EXERCISE INSTRUCTIONS: Retype, exactly as they stand, the lines from the start of the data to the line that contains "from matplotlib.colors import to_rgb", both ends included. Leave the pictures out.

DATASET EXCERPT:

+ + + + +

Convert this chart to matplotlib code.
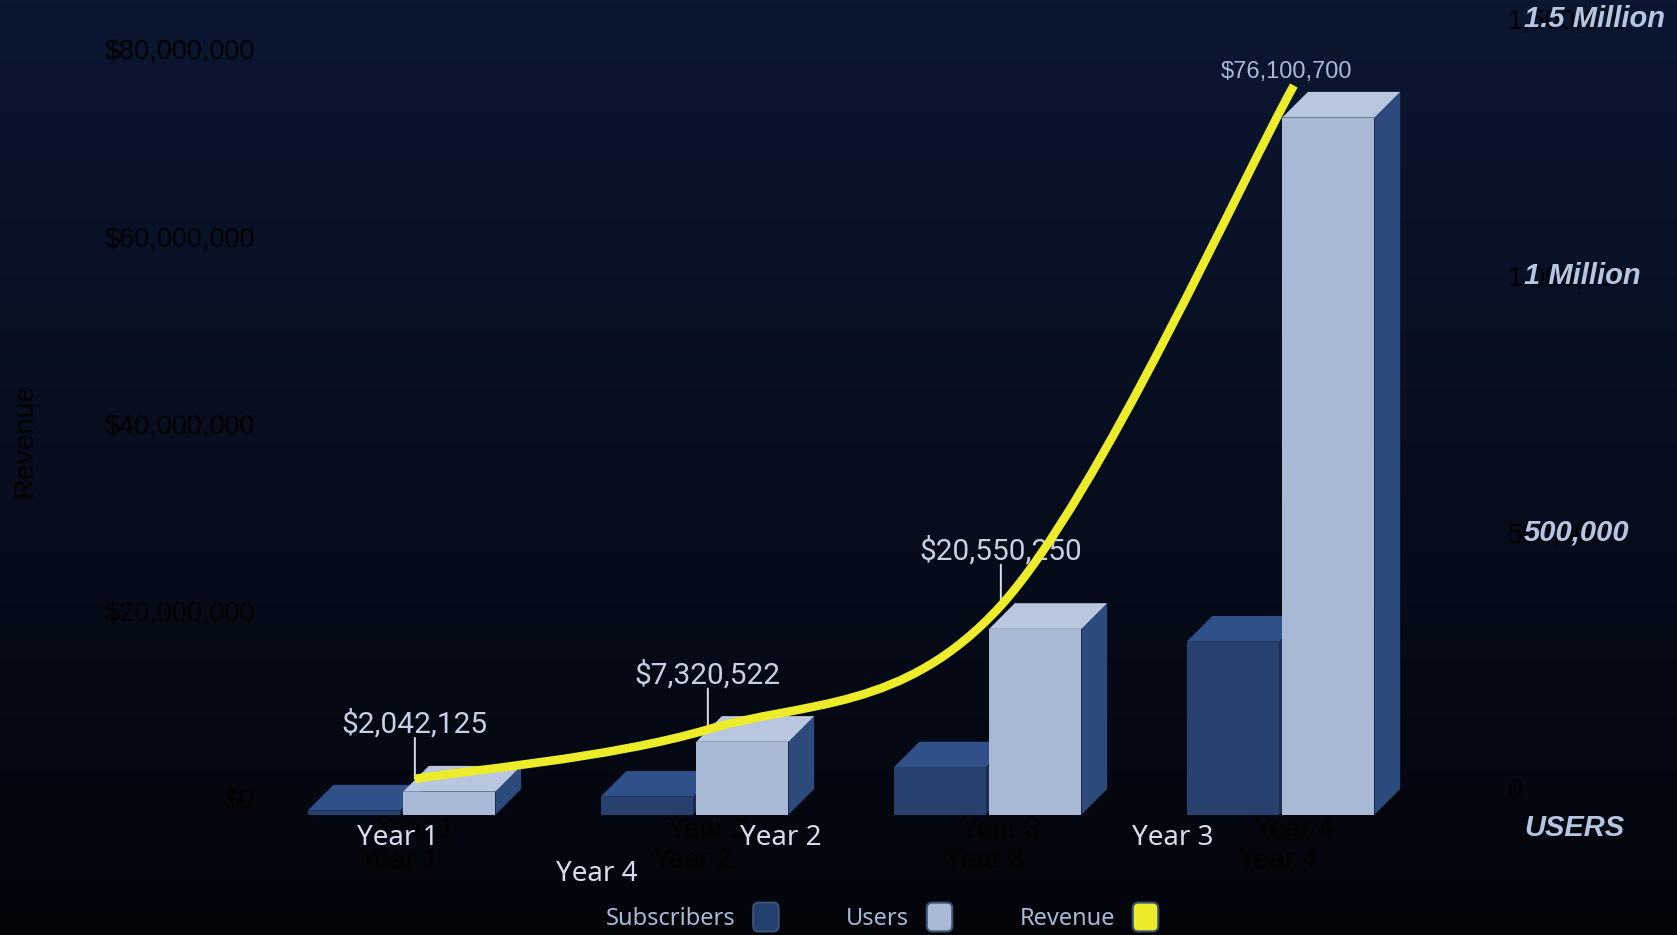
import numpy as np
import matplotlib.pyplot as plt
from matplotlib.patches import Polygon, Patch, FancyBboxPatch, PathPatch
from matplotlib.path import Path
from matplotlib.legend_handler import HandlerPatch
from matplotlib.colors import to_rgb

# data
years = ['Year 1', 'Year 2', 'Year 3', 'Year 4']
subscribers = [8000, 35000, 92000, 337000]
users = [45000, 142000, 362000, 1358000]
revenue = [2042125, 7320522, 20550250, 76100700]
revenue_ticks = [0, 20000000, 40000000, 60000000, 80000000]
users_ticks = [0, 500000, 1000000, 1500000]
users_overlay = ['500,000', '1 Million', '1.5 Million']

W, H = 1677, 935
fig = plt.figure(figsize=(W / 100, H / 100), dpi=100)

# background gradient
bg = fig.add_axes([0, 0, 1, 1])
top, bot = np.array(to_rgb('#0b1631')), np.array(to_rgb('#03050b'))
t = np.linspace(0, 1, 256)[:, None]
grad = top * (1 - t) + bot * t
bg.imshow(grad[:, None, :].repeat(2, axis=1), aspect='auto', extent=[0, 1, 0, 1])
bg.set_axis_off()


def box(l, t, r, b):
    return [l / W, 1 - b / H, (r - l) / W, (b - t) / H]


def fpx(x, y):
    return x / W, 1 - y / H


L, T, R, B = 265, 10, 1500, 830
ax = fig.add_axes(box(L, T, R, B))
ax.patch.set_visible(False)
x0, xs = 402, 293.0
ax.set_xlim((L - x0) / xs, (R - x0) / xs)
u0, us = 789, 770 / 1.5e6
ax.set_ylim((u0 - B) / us, (u0 - T) / us)

bw = 0.315
dx = 25.7 / xs
dy = 25.7 / us

sub_c = dict(front='#27406e', top='#2f5088', side='#1c2e52')
usr_c = dict(front='#a9b9d5', top='#b9c6df', side='#2c4b7c')


def bar3d(xl, v, c):
    ax.add_patch(Polygon([(xl + bw, -dy), (xl + bw + dx, 0), (xl + bw + dx, v), (xl + bw, v - dy)],
                         facecolor=c['side'], edgecolor='none', zorder=2))
    ax.add_patch(Polygon([(xl, v - dy), (xl + bw, v - dy), (xl + bw + dx, v), (xl + dx, v)],
                         facecolor=c['top'], edgecolor='none', zorder=2))
    ax.bar(xl, v, width=bw, bottom=-dy, align='edge', color=c['front'], zorder=2)


for i in range(len(years)):
    bar3d(i - 0.322, subscribers[i], sub_c)
    bar3d(i + 0.004, users[i], usr_c)

# revenue axis (left), twin of the users axes
axr = ax.twinx()
axr.set_position(box(L, T, R, B))
r0, rs = 798, 749 / 80e6
axr.set_ylim((r0 - B) / rs, (r0 - T) / rs)
axr.yaxis.tick_left()
axr.yaxis.set_label_position('left')
axr.set_yticks(revenue_ticks)
axr.set_yticklabels([f'${v:,}' for v in revenue_ticks], family='Liberation Sans', fontsize=19.5, color='black')
axr.tick_params(axis='y', length=0, pad=7.2)
for s in axr.spines.values():
    s.set_visible(False)
fig.text(*fpx(25, 440), 'Revenue', rotation=90, ha='center', va='center',
         family='Liberation Sans', fontsize=20.5, color='black')

# right (users) axis
ax.yaxis.tick_right()
ax.set_yticks(users_ticks)
ax.set_yticklabels([f'{v:,}' for v in users_ticks], family='Liberation Sans', fontsize=19.5, color='black')
ax.tick_params(axis='y', length=0, pad=5.8, left=False, labelleft=False, right=True, labelright=True)
ax.set_xticks([i - 0.01 for i in range(len(years))])
ax.set_xticklabels(years, family='Liberation Sans', fontsize=20, color='black')
ax.tick_params(axis='x', length=0, pad=13)
for s in ax.spines.values():
    s.set_visible(False)

# overlay labels on right axis
for v, lab in zip(users_ticks[1:], users_overlay):
    ax.text(1 + 24 / (R - L), v, lab, transform=ax.get_yaxis_transform(), ha='left', va='center',
            family='Liberation Sans', weight='bold', style='italic', fontsize=21, color='#b6c6e0')
fig.text(*fpx(1524, 828), 'USERS', ha='left', va='center', family='Liberation Sans',
         weight='bold', style='italic', fontsize=21, color='#b6c6e0')

# smooth revenue curve (catmull-rom as bezier)
rx = [i + dx / 2 for i in range(len(years))]
pts = np.column_stack([rx, revenue]).astype(float)
ext = np.vstack([pts[0], pts, pts[-1]])
verts = [pts[0]]
codes = [Path.MOVETO]
for k in range(len(pts) - 1):
    p0, p1, p2, p3 = ext[k], ext[k + 1], ext[k + 2], ext[k + 3]
    verts += [p1 + (p2 - p0) / 6, p2 - (p3 - p1) / 6, p2]
    codes += [Path.CURVE4] * 3
axr.add_patch(PathPatch(Path(verts, codes), fill=False, edgecolor='#ecec2a', lw=6.2,
                        capstyle='butt', zorder=5))

# value labels
for k in range(3):
    axr.annotate('', xy=(rx[k], revenue[k]), xytext=(0, 29.5), textcoords='offset points',
                 arrowprops=dict(arrowstyle='-', color='#d8dee8', lw=1.4, shrinkA=0, shrinkB=0))
    axr.annotate(f'${revenue[k]:,}', xy=(rx[k], revenue[k]), xytext=(0, 39.6), textcoords='offset points',
                 ha='center', va='center', family='Roboto', fontsize=21.5, color='#c5d0e4')
axr.annotate(f'${revenue[3]:,}', xy=(rx[3], revenue[3]), xytext=(-5, 9.4), textcoords='offset points',
             ha='center', va='center', family='Liberation Sans', fontsize=17, color='#a9b9d5')

# duplicated category labels
for i, y in enumerate(years):
    fig.text(*fpx(x0 + rx[i] * xs, 830), y, ha='center', va='center',
             family='Liberation Sans', fontsize=20, color='black')
white_pos = [(398, 838), (781, 838), (1173, 838), (597, 874)]
for (px, py), y in zip(white_pos, years):
    fig.text(*fpx(px, py), y, ha='center', va='center', family='Noto Sans', fontsize=20, color='#d6deee')

# legend
handles = [Patch(facecolor='#233f6e', edgecolor='#3e5274', lw=1.5),
           Patch(facecolor='#a9b9d5', edgecolor='#3e5274', lw=1.5),
           Patch(facecolor='#ecec2a', edgecolor='#3e5274', lw=1.5)]


def rounded(legend, orig_handle, xdescent, ydescent, width, height, fontsize):
    return FancyBboxPatch((-xdescent, -ydescent), width, height,
                          boxstyle='round,pad=0,rounding_size=4')


leg = fig.legend(handles, ['Subscribers', 'Users', 'Revenue'], loc='center', bbox_to_anchor=fpx(882, 917),
                 ncol=3, frameon=False, markerfirst=False, handlelength=1.08, handleheight=1.5,
                 handletextpad=0.75, columnspacing=2.85, prop=dict(family='Noto Sans', size=17),
                 handler_map={Patch: HandlerPatch(patch_func=rounded)})
for tx in leg.get_texts():
    tx.set_color('#a9b9d5')

fig.savefig('out.png', dpi=100)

+ + + + +

TASK ANSWER:
Convert this chart to matplotlib code.
import numpy as np
import matplotlib.pyplot as plt
from matplotlib.patches import Polygon, Patch, FancyBboxPatch, PathPatch
from matplotlib.path import Path
from matplotlib.legend_handler import HandlerPatch
from matplotlib.colors import to_rgb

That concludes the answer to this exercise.